*DATASET SECTION:*
....................
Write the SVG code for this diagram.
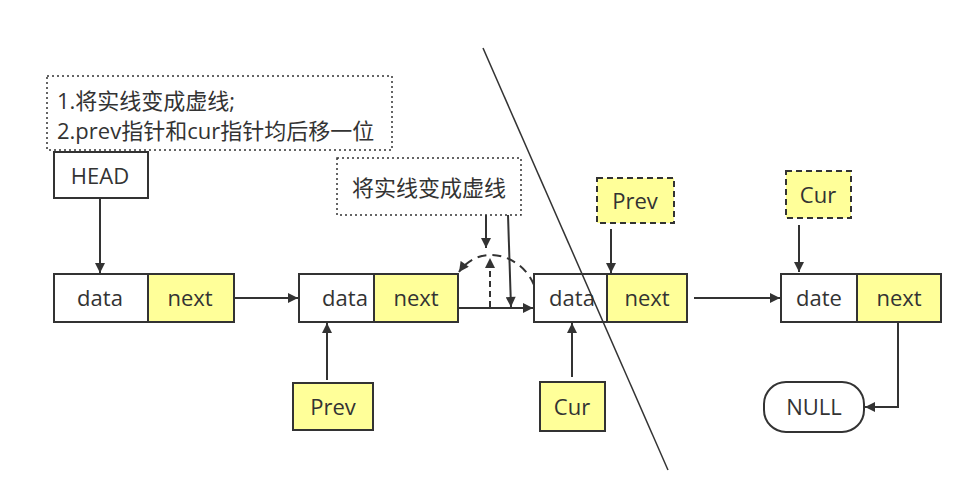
<svg xmlns="http://www.w3.org/2000/svg" width="971" height="504" viewBox="0 0 971 504">
<style>
text{font-family:"Open Sans","Noto Sans CJK SC",sans-serif;font-size:22px;fill:#333;}
.c{text-anchor:middle;dominant-baseline:central;}
.box{fill:#fff;stroke:#333;stroke-width:2;}
.y{fill:#ffff99;stroke:#333;stroke-width:2;}
.dot{fill:#fff;stroke:#333;stroke-width:1.5;stroke-dasharray:2 3;}
.dash{stroke-dasharray:6 4;}
.ln{fill:none;stroke:#333;stroke-width:2;}
</style>
<defs>
<marker id="ah" viewBox="0 0 10 10" refX="10" refY="5" markerWidth="5.5" markerHeight="5" orient="auto" markerUnits="strokeWidth">
<path d="M0,0 L10,5 L0,10 z" fill="#333"/>
</marker>
</defs>
<rect width="971" height="504" fill="#fff"/>
<g id="note1"><rect class="dot" x="47" y="76" width="345" height="74"/>
<text x="57" y="100" dominant-baseline="central">1.将实线变成虚线;</text>
<text x="57" y="130" dominant-baseline="central">2.prev指针和cur指针均后移一位</text></g>
<g id="note2"><rect class="dot" x="337" y="158" width="184" height="57"/>
<text class="c" x="429" y="187">将实线变成虚线</text></g>
<g id="head"><rect class="box" x="54" y="152" width="94" height="46"/><text class="c" x="100" y="175">HEAD</text></g>
<g id="node1"><rect class="box" x="54" y="274" width="94" height="48"/><rect class="y" x="148" y="274" width="86" height="48"/>
<text class="c" x="100" y="297">data</text><text class="c" x="190" y="297">next</text></g>
<g id="node2"><rect class="box" x="299" y="274" width="75" height="48"/><rect class="y" x="374" y="274" width="84" height="48"/>
<text class="c" x="345" y="297">data</text><text class="c" x="416" y="297">next</text></g>
<g id="node3"><rect class="box" x="534" y="274" width="73" height="48"/><rect class="y" x="607" y="274" width="80" height="48"/>
<text class="c" x="572" y="297">data</text><text class="c" x="647" y="297">next</text></g>
<g id="node4"><rect class="box" x="781" y="274" width="76" height="48"/><rect class="y" x="857" y="274" width="84" height="48"/>
<text class="c" x="819" y="297">date</text><text class="c" x="899" y="297">next</text></g>
<g id="prev2"><rect class="y dash" x="597" y="178" width="77" height="45"/><text class="c" x="635" y="200">Prev</text></g>
<g id="cur2"><rect class="y dash" x="786" y="171" width="65" height="47"/><text class="c" x="818" y="194">Cur</text></g>
<g id="prev1"><rect class="y" x="293" y="383" width="80" height="47"/><text class="c" x="333" y="406">Prev</text></g>
<g id="cur1"><rect class="y" x="540" y="382" width="65" height="49"/><text class="c" x="572" y="406">Cur</text></g>
<g id="null"><rect class="box" x="764" y="382" width="100" height="50" rx="22"/><text class="c" x="814" y="406">NULL</text></g>
<g id="connectors">
<line class="ln" x1="100" y1="198" x2="100" y2="273" marker-end="url(#ah)"/>
<line class="ln" x1="234" y1="298" x2="298" y2="298" marker-end="url(#ah)"/>
<line class="ln" x1="458" y1="308" x2="533" y2="308" marker-end="url(#ah)"/>
<line class="ln" x1="694" y1="298" x2="780" y2="298" marker-end="url(#ah)"/>
<line class="ln" x1="486" y1="215" x2="486" y2="248" marker-end="url(#ah)"/>
<line class="ln" x1="508" y1="215" x2="511" y2="307" marker-end="url(#ah)"/>
<line class="ln dash" x1="490" y1="307" x2="490" y2="258" marker-end="url(#ah)"/>
<path class="ln" d="M534 285 C522 255 480 242 459 272" stroke-dasharray="9 6" marker-end="url(#ah)"/>
<line class="ln" x1="611" y1="229" x2="611" y2="273" marker-end="url(#ah)"/>
<line class="ln" x1="799" y1="225" x2="799" y2="272" marker-end="url(#ah)"/>
<line class="ln" x1="327" y1="380" x2="327" y2="323" marker-end="url(#ah)"/>
<line class="ln" x1="572" y1="377" x2="572" y2="323" marker-end="url(#ah)"/>
<polyline class="ln" points="898,322 898,407 865,407" marker-end="url(#ah)"/>
</g>
<line x1="483" y1="48" x2="668" y2="470" stroke="#333" stroke-width="1.5"/>
</svg>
....................
*OBJECTIVE:* Repeat the material above word for word and skip every image in it.

*FINISHED TASK:*
Write the SVG code for this diagram.
<svg xmlns="http://www.w3.org/2000/svg" width="971" height="504" viewBox="0 0 971 504">
<style>
text{font-family:"Open Sans","Noto Sans CJK SC",sans-serif;font-size:22px;fill:#333;}
.c{text-anchor:middle;dominant-baseline:central;}
.box{fill:#fff;stroke:#333;stroke-width:2;}
.y{fill:#ffff99;stroke:#333;stroke-width:2;}
.dot{fill:#fff;stroke:#333;stroke-width:1.5;stroke-dasharray:2 3;}
.dash{stroke-dasharray:6 4;}
.ln{fill:none;stroke:#333;stroke-width:2;}
</style>
<defs>
<marker id="ah" viewBox="0 0 10 10" refX="10" refY="5" markerWidth="5.5" markerHeight="5" orient="auto" markerUnits="strokeWidth">
<path d="M0,0 L10,5 L0,10 z" fill="#333"/>
</marker>
</defs>
<rect width="971" height="504" fill="#fff"/>
<g id="note1"><rect class="dot" x="47" y="76" width="345" height="74"/>
<text x="57" y="100" dominant-baseline="central">1.将实线变成虚线;</text>
<text x="57" y="130" dominant-baseline="central">2.prev指针和cur指针均后移一位</text></g>
<g id="note2"><rect class="dot" x="337" y="158" width="184" height="57"/>
<text class="c" x="429" y="187">将实线变成虚线</text></g>
<g id="head"><rect class="box" x="54" y="152" width="94" height="46"/><text class="c" x="100" y="175">HEAD</text></g>
<g id="node1"><rect class="box" x="54" y="274" width="94" height="48"/><rect class="y" x="148" y="274" width="86" height="48"/>
<text class="c" x="100" y="297">data</text><text class="c" x="190" y="297">next</text></g>
<g id="node2"><rect class="box" x="299" y="274" width="75" height="48"/><rect class="y" x="374" y="274" width="84" height="48"/>
<text class="c" x="345" y="297">data</text><text class="c" x="416" y="297">next</text></g>
<g id="node3"><rect class="box" x="534" y="274" width="73" height="48"/><rect class="y" x="607" y="274" width="80" height="48"/>
<text class="c" x="572" y="297">data</text><text class="c" x="647" y="297">next</text></g>
<g id="node4"><rect class="box" x="781" y="274" width="76" height="48"/><rect class="y" x="857" y="274" width="84" height="48"/>
<text class="c" x="819" y="297">date</text><text class="c" x="899" y="297">next</text></g>
<g id="prev2"><rect class="y dash" x="597" y="178" width="77" height="45"/><text class="c" x="635" y="200">Prev</text></g>
<g id="cur2"><rect class="y dash" x="786" y="171" width="65" height="47"/><text class="c" x="818" y="194">Cur</text></g>
<g id="prev1"><rect class="y" x="293" y="383" width="80" height="47"/><text class="c" x="333" y="406">Prev</text></g>
<g id="cur1"><rect class="y" x="540" y="382" width="65" height="49"/><text class="c" x="572" y="406">Cur</text></g>
<g id="null"><rect class="box" x="764" y="382" width="100" height="50" rx="22"/><text class="c" x="814" y="406">NULL</text></g>
<g id="connectors">
<line class="ln" x1="100" y1="198" x2="100" y2="273" marker-end="url(#ah)"/>
<line class="ln" x1="234" y1="298" x2="298" y2="298" marker-end="url(#ah)"/>
<line class="ln" x1="458" y1="308" x2="533" y2="308" marker-end="url(#ah)"/>
<line class="ln" x1="694" y1="298" x2="780" y2="298" marker-end="url(#ah)"/>
<line class="ln" x1="486" y1="215" x2="486" y2="248" marker-end="url(#ah)"/>
<line class="ln" x1="508" y1="215" x2="511" y2="307" marker-end="url(#ah)"/>
<line class="ln dash" x1="490" y1="307" x2="490" y2="258" marker-end="url(#ah)"/>
<path class="ln" d="M534 285 C522 255 480 242 459 272" stroke-dasharray="9 6" marker-end="url(#ah)"/>
<line class="ln" x1="611" y1="229" x2="611" y2="273" marker-end="url(#ah)"/>
<line class="ln" x1="799" y1="225" x2="799" y2="272" marker-end="url(#ah)"/>
<line class="ln" x1="327" y1="380" x2="327" y2="323" marker-end="url(#ah)"/>
<line class="ln" x1="572" y1="377" x2="572" y2="323" marker-end="url(#ah)"/>
<polyline class="ln" points="898,322 898,407 865,407" marker-end="url(#ah)"/>
</g>
<line x1="483" y1="48" x2="668" y2="470" stroke="#333" stroke-width="1.5"/>
</svg>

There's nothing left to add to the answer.